Saturday 21 Jul 2018 | 04:41 | SYDNEY
Saturday 21 Jul 2018 | 04:41 | SYDNEY

Did Malcolm Fraser save NATO?


Sam Roggeveen


3 March 2010 14:11

In an interview with Mark Colvin, former Prime Minister Malcolm Fraser recounts a conversation with Vice-President Bush in 1982, during which Fraser is informed that President Reagan's UN Ambassador, Jeanne Kirkpatrick, is pushing Reagan to support Argentina after Argentina had invaded the Falkland Islands, a UK territory in the South Atlantic. Fraser doesn't think this is such a good idea:

“Well, have you thought how your most important NATO ally in Europe will react? If you support Argentina against Britain, do you think Margaret Thatcher will just sit down and take it? Or do you think she’ll condemn the United States for being an unreliable ally from one end of Europe to the next, and if she ever gets to Washington again, she’ll do it from the heart of Washington also.

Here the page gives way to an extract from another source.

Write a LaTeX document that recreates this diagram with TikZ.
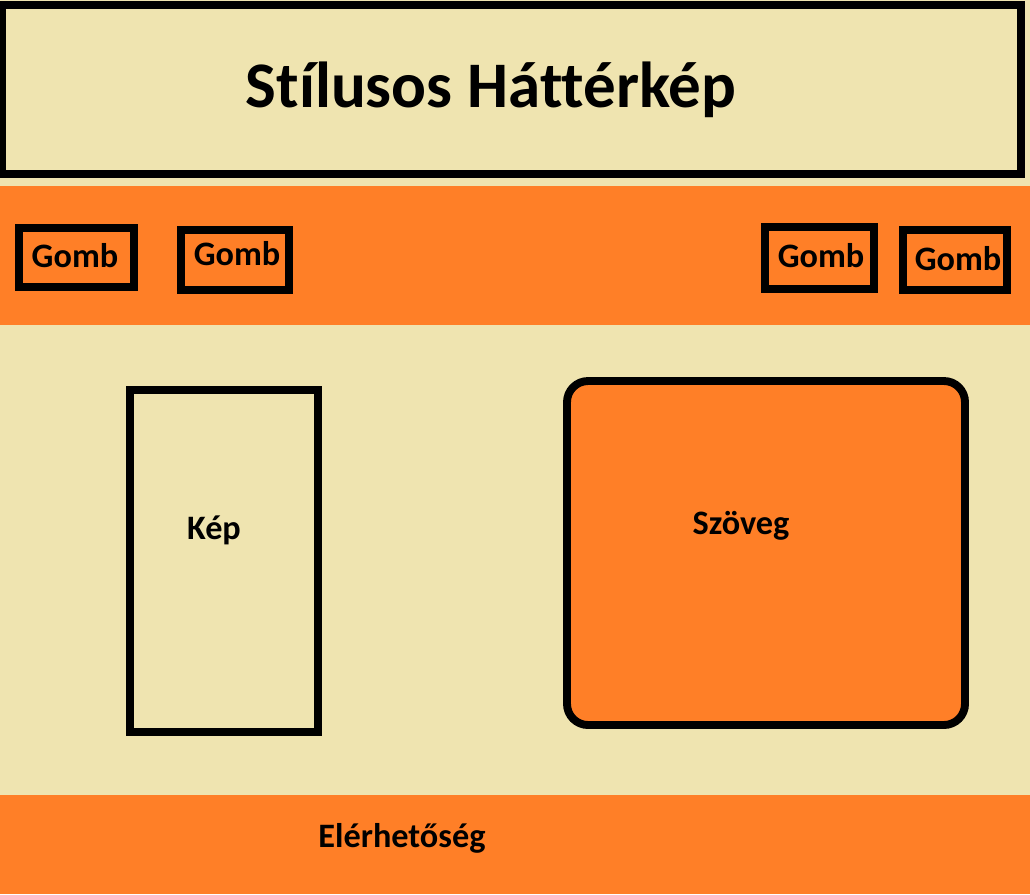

And there are many people around the world who would think that she has great justice on her side. And what will be left ,what will be left of NATO; will you still have NATO at the end of that argument?”

According to Fraser, Bush then abruptly cuts short their dinner to make a call to Washington, where Kirkpatrick is putting her case to a National Security Council meeting. He returns 90 minutes later:

...he came out about an hour and a half later, thumbs up: “It’s all right Malcolm, we’re supporting Margaret. And if you hadn’t keyed yourself into that meeting, Jeane would have won that argument in ten minutes”’.

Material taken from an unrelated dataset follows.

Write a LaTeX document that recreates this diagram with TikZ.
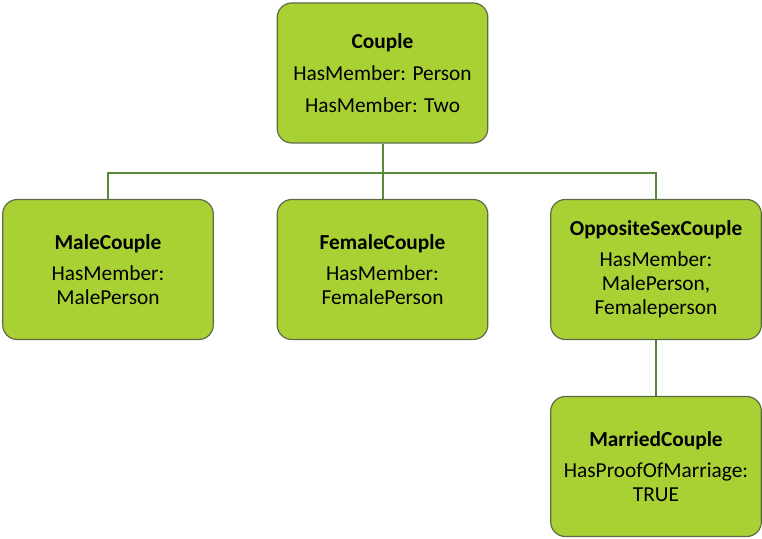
\documentclass[tikz,border=0pt]{standalone}
\usepackage{fontspec}
\setmainfont{Carlito}
\usepackage{xcolor}
\usepackage{tikz}
\definecolor{limefill}{HTML}{A9D134}
\definecolor{boxline}{HTML}{5F6B48}
\definecolor{linkgreen}{HTML}{5A8A38}
\tikzset{
    every node/.style={font=\fontsize{16}{18}\selectfont},
    cls/.style={draw=boxline, line width=0.9pt, fill=limefill, rounded corners=11pt,
        minimum width=158pt, minimum height=105pt, align=center, inner sep=2pt},
    link/.style={draw=linkgreen, line width=1.5pt}
}
\begin{document}
\begin{tikzpicture}[x=0.75pt, y=-0.75pt]
            \useasboundingbox (0,0) rectangle (762,538);
            \node[cls] (couple) at (382.5,73) {\textbf{Couple}\\[6pt] HasMember: Person\\[6pt] HasMember: Two};
            \node[cls] (male) at (108,269.5) {\textbf{MaleCouple}\\[5pt] HasMember:\\ MalePerson};
            \node[cls] (female) at (382.5,269.5) {\textbf{FemaleCouple}\\[5pt] HasMember:\\ FemalePerson};
            \node[cls] (opposite) at (656,269.5) {\textbf{OppositeSexCouple}\\[5pt] HasMember:\\ MalePerson,\\ Femaleperson};
            \node[cls] (married) at (656,466.5) {\textbf{MarriedCouple}\\[5pt] HasProofOfMarriage:\\ TRUE};
            \coordinate (bus) at (382.5,173);
            
            \draw[link] (couple.south) -- (bus);
            \draw[link] (bus) -| (male.north);
            \draw[link] (bus) -- (female.north);
            \draw[link] (bus) -| (opposite.north);
            \draw[link] (opposite.south) -- (married.north);
        \end{tikzpicture}
\end{document}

If there are any readers out there with a deep knowledge of this period, I'd love to hear from them, because although Fraser's account may be accurate, it seems a trifle self-serving. Is it likely that the Vice-President hadn't thought through the implications of backing Argentina before Fraser intervened, or that no-one else had raised these issues with Reagan? As Colvin says in his piece, the Reagan Administration was divided on what to do about the Falklands, suggesting at least some of Reagan's senior advisers wanted to back Thatcher.

So was Fraser's intervention really so decisive?